Re: [syzbot] [mm?] WARNING in zswap_folio_swapin

Nhat Pham <nphamcs@xxxxxxxxx> · Sun, 4 Feb 2024 19:48:38 -0800

On Sat, Feb 3, 2024 at 6:59 PM Chengming Zhou <chengming.zhou@xxxxxxxxx> wrote:
>
> On 2024/2/4 09:28, Nhat Pham wrote:
> > On Sat, Feb 3, 2024 at 12:37 PM syzbot
> > <syzbot+17a611d10af7d18a7092@xxxxxxxxxxxxxxxxxxxxxxxxx> wrote:
> >>
> >> Hello,
> >>
> >> syzbot found the following issue on:
> >>
> >> HEAD commit:    861c0981648f Merge tag 'jfs-6.8-rc3' of github.com:kleikam..
> >> git tree:       upstream
> >> console output: https://syzkaller.appspot.com/x/log.txt?x=174537bbe80000
> >> kernel config:  https://syzkaller.appspot.com/x/.config?x=b168fa511db3ca08
> >> dashboard link: https://syzkaller.appspot.com/bug?extid=17a611d10af7d18a7092
> >> compiler:       gcc (Debian 12.2.0-14) 12.2.0, GNU ld (GNU Binutils for Debian) 2.40
> >> userspace arch: i386
> >>
> >> Unfortunately, I don't have any reproducer for this issue yet.
> >>
> >> Downloadable assets:
> >> disk image (non-bootable): https://storage.googleapis.com/syzbot-assets/7bc7510fe41f/non_bootable_disk-861c0981.raw.xz
> >> vmlinux: https://storage.googleapis.com/syzbot-assets/b2b204c7b4a0/vmlinux-861c0981.xz
> >> kernel image: https://storage.googleapis.com/syzbot-assets/170ec316e557/bzImage-861c0981.xz
> >>
> >> IMPORTANT: if you fix the issue, please add the following tag to the commit:
> >> Reported-by: syzbot+17a611d10af7d18a7092@xxxxxxxxxxxxxxxxxxxxxxxxx
> >>
> >>  kcov_ioctl+0x4f/0x720 kernel/kcov.c:704
> >>  __do_compat_sys_ioctl+0x2bf/0x330 fs/ioctl.c:971
> >>  do_syscall_32_irqs_on arch/x86/entry/common.c:165 [inline]
> >>  __do_fast_syscall_32+0x79/0x110 arch/x86/entry/common.c:321
> >> page has been migrated, last migrate reason: compaction
> >> ------------[ cut here ]------------
> >> WARNING: CPU: 2 PID: 5104 at include/linux/memcontrol.h:775 folio_lruvec include/linux/memcontrol.h:775 [inline]
> >> WARNING: CPU: 2 PID: 5104 at include/linux/memcontrol.h:775 zswap_folio_swapin+0x47d/0x5a0 mm/zswap.c:381
> >> Modules linked in:
> >> CPU: 2 PID: 5104 Comm: syz-fuzzer Not tainted 6.8.0-rc2-syzkaller-00031-g861c0981648f #0
> >> Hardware name: QEMU Standard PC (Q35 + ICH9, 2009), BIOS 1.16.2-debian-1.16.2-1 04/01/2014
> >> RIP: 0010:folio_lruvec include/linux/memcontrol.h:775 [inline]
> >
> > Hmm looks like it's this line:
> > VM_WARN_ON_ONCE_FOLIO(!memcg && !mem_cgroup_disabled(), folio);
> >
> > Looks like memcg was cleared from the folio. Haven't looked too
> > closely yet, but this (and the "page has been migrated" line above)
> > suggests maybe there is some migration business going on -
> > mem_cgroup_migrate() clears the old folio's memcg_data (via
> > old->memcg_data = 0).
>
> Yeah, I think it's this case.
>
> >
> > Here's my theory (which could be wrong - someone please fact-check
> > me): swap_read_folio(), which precedes zswap_folio_swapin(), unlocks
>
> And another case is !page_allocated, the returned folio is unlocked, right?

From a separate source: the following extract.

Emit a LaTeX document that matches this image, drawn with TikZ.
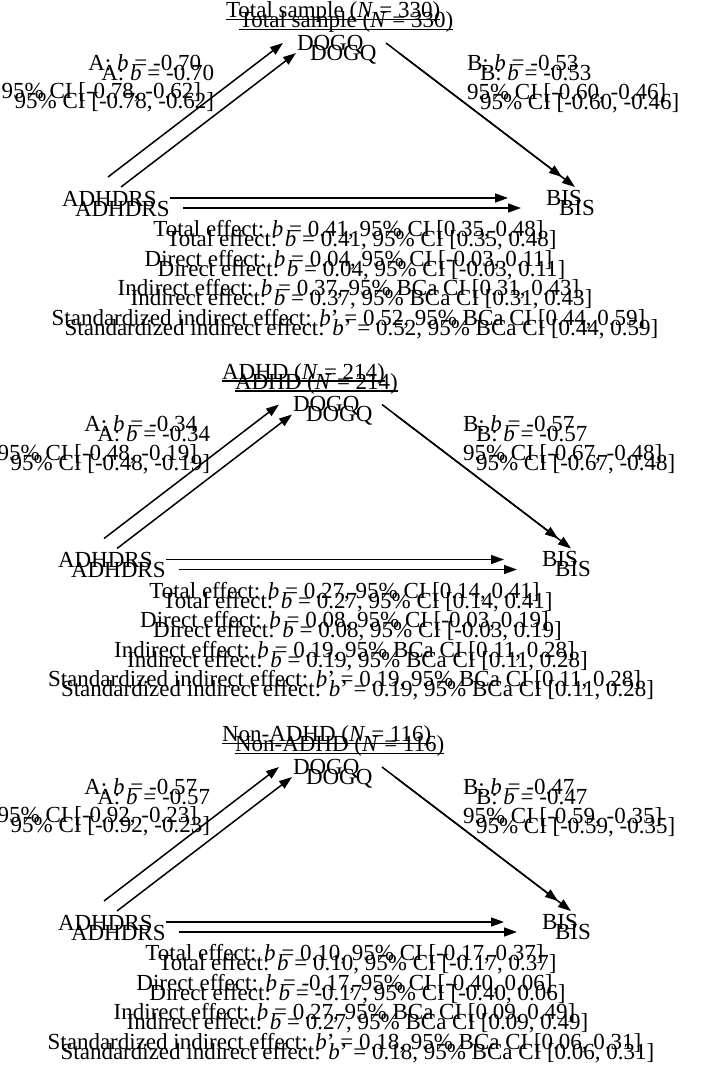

I think you're correct. That said, it's probably fine to keep the
protection size if we find the folio in the swapcache anyway - IIUC,
we are not performing a swapin in that case (since !page_allocated
means no swap_read_folio() called), which is the scenario that the
heuristics cares about :)

IOW, something like this:

if (unlikely(page_allocated)) {
    zswap_folio_swapin(folio);
    swap_read_folio(folio, false, NULL);
}

make sense to me, both from the correctness POV, and the heuristics POV.

>
> > the folio. Could this be sufficient to allow for migration? If this is
>
> IMHO, folio locked is sufficient to avoid concurrent memcg migration.
>
> > the case, all we need to do is move this to above swap_read_folio(),
> > while the folio is still locked. __read_swap_cache_async() already
> > charges the folio to an memcg, so no need to wait till after
> > swap_read_page() anyway.
>
> Should we call zswap_folio_swapin() in the !page_allocated case?
>
> Thanks.